People gathered in neighborhoods across New York City on Wednesday to protest the grand jury’s return of no indictment -- including a staged “die-in” at Grand Central Terminal, makeshift memorials on Staten Island, a march up the West Side Highway and demonstrations in Harlem, Rockefeller Center, Times Square and Union Square. Rallies also took place in other major U.S. cities including Philadelphia, Washington D.C., Chicago, Oakland and Los Angeles, according to several reports.

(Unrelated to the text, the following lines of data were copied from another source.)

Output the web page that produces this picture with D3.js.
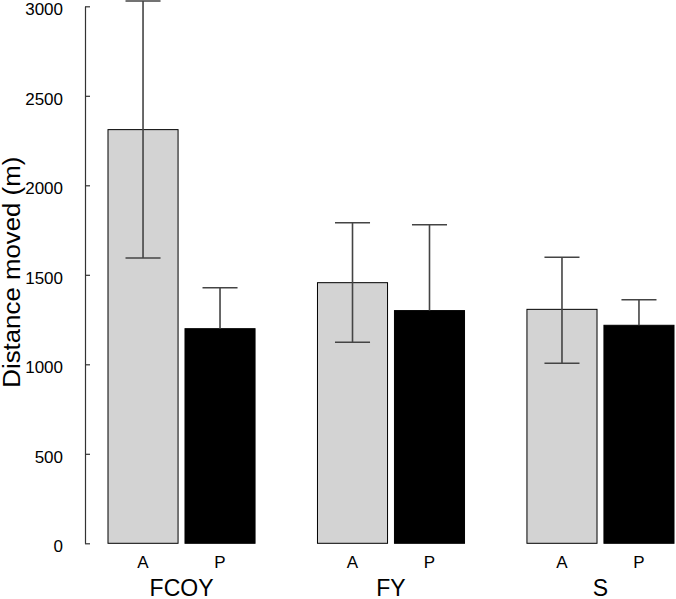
<!DOCTYPE html>
<html>
<head>
<meta charset="utf-8">
<script src="https://cdn.jsdelivr.net/npm/d3@7"></script>
<style>
  html, body { margin: 0; padding: 0; background: #fff; }
  svg { display: block; font-family: "Liberation Sans", Arial, sans-serif; }
</style>
</head>
<body>
<svg id="chart" width="676" height="599"></svg>
<script>
const groups = ["FCOY", "FY", "S"];
const seasons = ["A", "P"];
const means = {
  FCOY: [2311, 1199],
  FY: [1456, 1300],
  S: [1307, 1218]
};
const errUpper = {
  FCOY: [3030, 1428],
  FY: [1791, 1780],
  S: [1598, 1361]
};
const errLower = {
  FCOY: [1594, 970],
  FY: [1123, 820],
  S: [1006, 1075]
};
const yTicks = [0, 500, 1000, 1500, 2000, 2500, 3000];
const fills = { A: "#d3d3d3", P: "#000000" };

const svg = d3.select("#chart");

const y = d3.scaleLinear().domain([0, 3000]).range([543.3, 6.3]);
const x0 = d3.scaleBand().domain(groups).range([108, 674]).paddingInner(0.298).paddingOuter(0);
const x1 = d3.scaleBand().domain(seasons).range([0, x0.bandwidth()]).paddingInner(0.09).paddingOuter(0);

// y axis
const yAxis = d3.axisLeft(y).tickValues(yTicks).tickFormat(d3.format("d"))
  .tickSizeInner(-5).tickSizeOuter(0).tickPadding(22);
const ya = svg.append("g").attr("transform", "translate(85,0)").call(yAxis);
ya.select(".domain").attr("stroke", "#333").attr("stroke-width", 1.2);
ya.selectAll(".tick line").attr("stroke", "#333").attr("stroke-width", 1.2);
ya.selectAll(".tick text").attr("font-size", 17).attr("fill", "#000")
  .attr("y", 2.8)
  .attr("font-family", "'Liberation Sans', Arial, sans-serif");

// y title
svg.append("text")
  .attr("transform", "translate(20,272.2) rotate(-90)")
  .attr("text-anchor", "middle")
  .attr("font-size", 23.5)
  .attr("textLength", 231)
  .attr("lengthAdjust", "spacingAndGlyphs")
  .attr("fill", "#000")
  .text("Distance moved (m)");

// bars
const data = [];
groups.forEach(g => seasons.forEach((s, i) => {
  data.push({ g, s, v: means[g][i], hi: errUpper[g][i], lo: errLower[g][i] });
}));

const gBars = svg.append("g");
gBars.selectAll("rect").data(data).join("rect")
  .attr("x", d => x0(d.g) + x1(d.s))
  .attr("y", d => y(d.v))
  .attr("width", x1.bandwidth())
  .attr("height", d => y(0) - y(d.v))
  .attr("fill", d => fills[d.s])
  .attr("stroke", "#000")
  .attr("stroke-width", 1);

// error bars
const cap = x1.bandwidth() / 2;
const eb = svg.append("g").attr("stroke", "#444").attr("stroke-width", 1.6);
data.forEach(d => {
  const cx = x0(d.g) + x1(d.s) + x1.bandwidth() / 2;
  const lo = d.s === "P" ? d.v : d.lo;
  eb.append("line").attr("x1", cx).attr("x2", cx).attr("y1", y(d.hi)).attr("y2", y(lo));
  eb.append("line").attr("x1", cx - cap / 2).attr("x2", cx + cap / 2).attr("y1", y(d.hi)).attr("y2", y(d.hi));
  if (d.s === "A") {
    eb.append("line").attr("x1", cx - cap / 2).attr("x2", cx + cap / 2).attr("y1", y(d.lo)).attr("y2", y(d.lo));
  }
});

// season labels
svg.append("g").selectAll("text").data(data).join("text")
  .attr("x", d => x0(d.g) + x1(d.s) + x1.bandwidth() / 2)
  .attr("y", 567.5)
  .attr("text-anchor", "middle")
  .attr("font-size", 17)
  .attr("fill", "#000")
  .text(d => d.s);

// group labels
svg.append("g").selectAll("text").data(groups).join("text")
  .attr("x", g => x0(g) + x0.bandwidth() / 2)
  .attr("y", 595.5)
  .attr("text-anchor", "middle")
  .attr("font-size", 23)
  .attr("fill", "#000")
  .text(g => g);
</script>
</body>
</html>
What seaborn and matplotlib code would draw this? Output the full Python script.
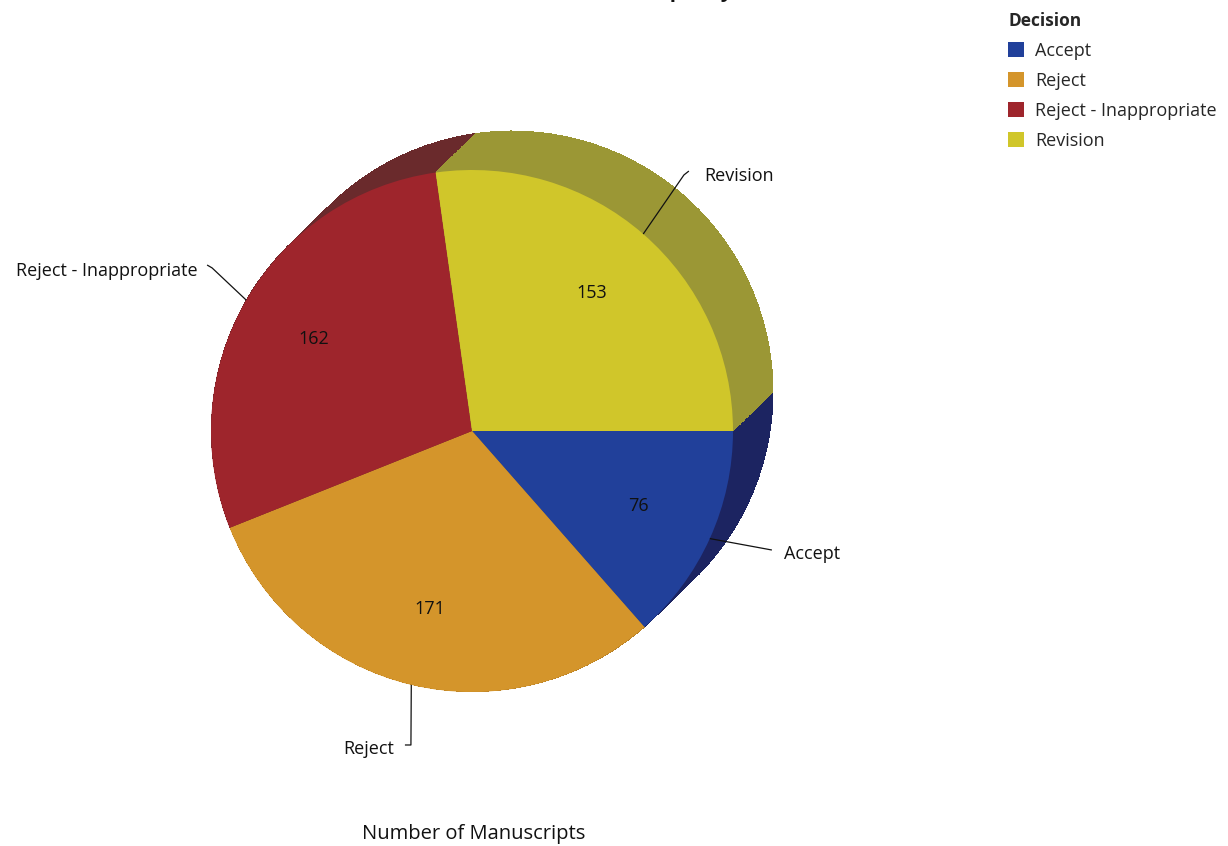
import numpy as np
import matplotlib
matplotlib.use("Agg")
import matplotlib.pyplot as plt
from matplotlib.patches import Patch
import seaborn as sns

# Manuscript decisions
decisions = ["Accept", "Reject", "Reject - Inappropriate", "Revision"]
counts = [76, 171, 162, 153]

face_colors = ["#21409A", "#D4952B", "#9E252C", "#D0C62A"]
side_colors = ["#1C2461", "#B07A24", "#6A2A2C", "#9B9735"]

sns.set_theme(style="white")
plt.rcParams["font.family"] = ["Open Sans", "DejaVu Sans"]

W, H = 1228, 846
R_PX = 261.0           # pie radius in pixels
CX, CY = 472.0, 431.0  # pie centre in pixels (from top-left)
FS = 13

fig = plt.figure(figsize=(W / 100, H / 100), dpi=100)
ax = fig.add_axes([0, 0, 1, 1])
ax.set_axis_off()

# extrusion: sweep of darker wedges from the back face to the front face
depth = np.array([40.0, 39.0]) / R_PX
steps = 90
for k in range(steps, 0, -1):
    t = k / steps
    ax.pie(counts, colors=side_colors, startangle=0, counterclock=False,
           radius=1, center=(t * depth[0], t * depth[1]),
           wedgeprops=dict(linewidth=0, antialiased=False))

# front face
total = sum(counts)
wedges, _, autotexts = ax.pie(
    counts, colors=face_colors, startangle=0, counterclock=False,
    radius=1, center=(0, 0),
    autopct=lambda p: f"{round(p * total / 100)}", pctdistance=0.7,
    wedgeprops=dict(linewidth=0))
for t in autotexts:
    t.set_fontsize(FS)
    t.set_color("#111111")

# outer labels with leader lines: elbow, short tick, text anchor, alignment
leaders = {
    "Accept": ((1.149, -0.456), None, (1.195, -0.471), "left"),
    "Reject": ((-0.234, -1.203), (-0.257, -1.203), (-0.299, -1.218), "right"),
    "Reject - Inappropriate": ((-0.996, 0.625), (-1.015, 0.636), (-1.050, 0.613), "right"),
    "Revision": ((0.812, 0.981), (0.831, 0.996), (0.889, 0.977), "left"),
}
cum = 0.0
for name, val in zip(decisions, counts):
    mid = np.deg2rad(-(cum + val / 2) / total * 360)
    cum += val
    edge = (np.cos(mid), np.sin(mid))
    elbow, tick, txt, ha = leaders[name]
    xs = [edge[0], elbow[0]]
    ys = [edge[1], elbow[1]]
    if tick is not None:
        xs.append(tick[0])
        ys.append(tick[1])
    ax.plot(xs, ys, color="#111111", lw=0.9, solid_capstyle="butt")
    ax.text(txt[0], txt[1], name, ha=ha, va="center", fontsize=FS, color="#111111")

ax.set_aspect("auto")
ax.set_xlim(-CX / R_PX, (W - CX) / R_PX)
ax.set_ylim(-(H - CY) / R_PX, CY / R_PX)

# title sits at the very top edge
fig.text(700 / W, 1 + 3 / H, "Manuscripts by Decision", ha="center", va="baseline",
         fontsize=15, fontweight="bold", color="#111111")

fig.text(474 / W, 1 - 834 / H, "Number of Manuscripts", ha="center", va="center",
         fontsize=14.5, color="#111111")

handles = [Patch(facecolor=c, edgecolor="none") for c in face_colors]
leg = fig.legend(handles, decisions, title="Decision", loc="upper left",
                 bbox_to_anchor=(1008 / W, 1 - 12 / H), frameon=False,
                 fontsize=FS, title_fontsize=12.5, alignment="left",
                 handlelength=0.9, handleheight=0.9, handletextpad=0.6,
                 labelspacing=0.66, borderaxespad=0, borderpad=0)
leg.get_title().set_fontweight("bold")

fig.savefig("out.png", dpi=100)
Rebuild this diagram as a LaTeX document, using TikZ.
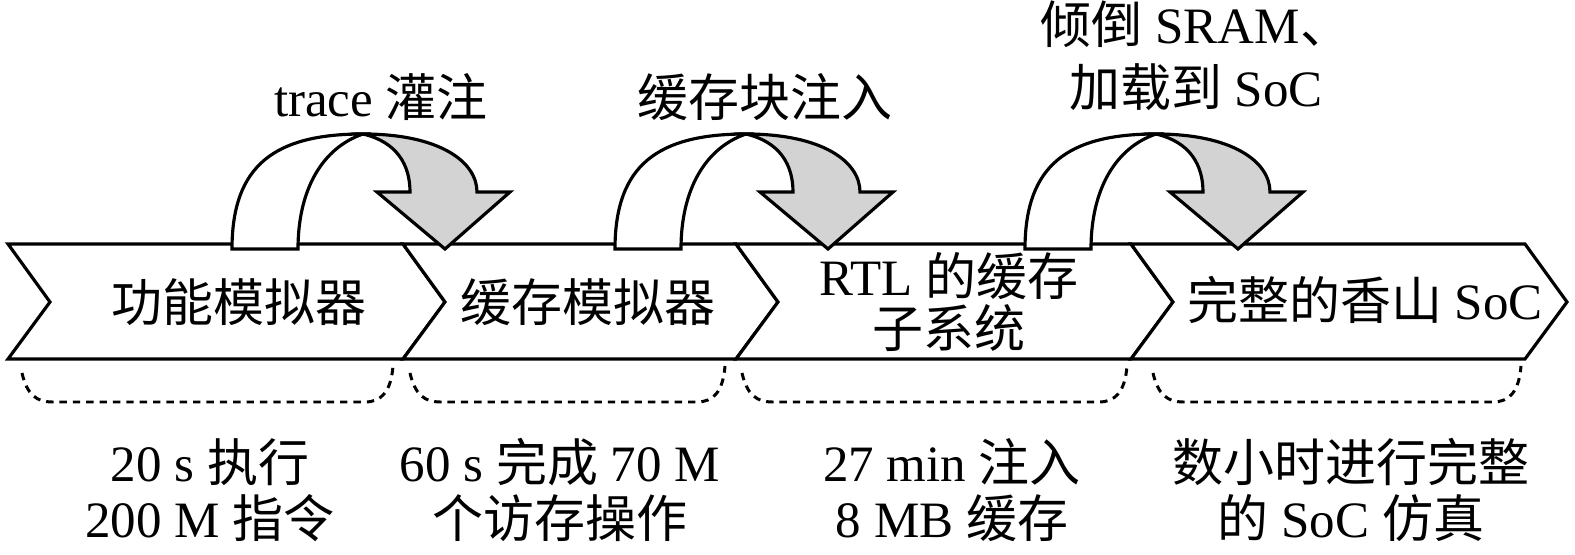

Rev. Al Sharpton held a press conference in Harlem Wednesday night with Garner’s family. Garner’s mother pleaded for protesters to “rally in peace,” while Garner’s widow called for greater police scrutiny. “Somebody who got paid to do right, did wrong,” Esaw Garner said. “As long as I have a breath in my body, I will fight to the end.”

Sharpton, a civil rights activist, has voiced his position against the NYPD since Garner’s death this summer. “We have no confidence in local state prosecutors. Because state prosecutors work hand in hand with local police, they do not have the independence,” he said at the press conference, which was held at the National Action Network in Harlem.

Sharpton said he and Garner’s family were pressing Obama and Holder for a federal investigation, and the Attorney General announced that the government will investigate whether Garner's civil rights were violated in the course of his arrest and death.

African-American politicians are heeding the calls of activists and protesters. Obama has met with community leaders, officials and victims’ families in both Ferguson and New York City. Holder is expected to meet with Cleveland officials and leaders on Thursday, where the U.S. Department of Justice has been investigating the shooting death of two unarmed black individuals in 2012. Last month, a white Cleveland police officer shot and killed Tamir Rice, a 12-year-old black boy who was holding a non-lethal airsoft handgun.

Unlike the unrest that engulfed Ferguson, the protests in New York Wednesday night were largely peaceful. Demonstrators echoed the final moments of the victims -- holding up their hands, as some witnesses said Brown did, or saying, "I can't breathe," as Garner did. Those details made the tragedies more personal and more powerful: These were two unarmed men, stopped by police for walking in the center of the street or allegedly trying to sell loose cigarettes, who ended up dead.

“Burning down our own communities, destroying our infrastructure doesn't help the fight; it makes it worse," said Mootoo, who attended the rally in Harlem. "What helps the fight is what we had here today — hundreds of people gathering together.”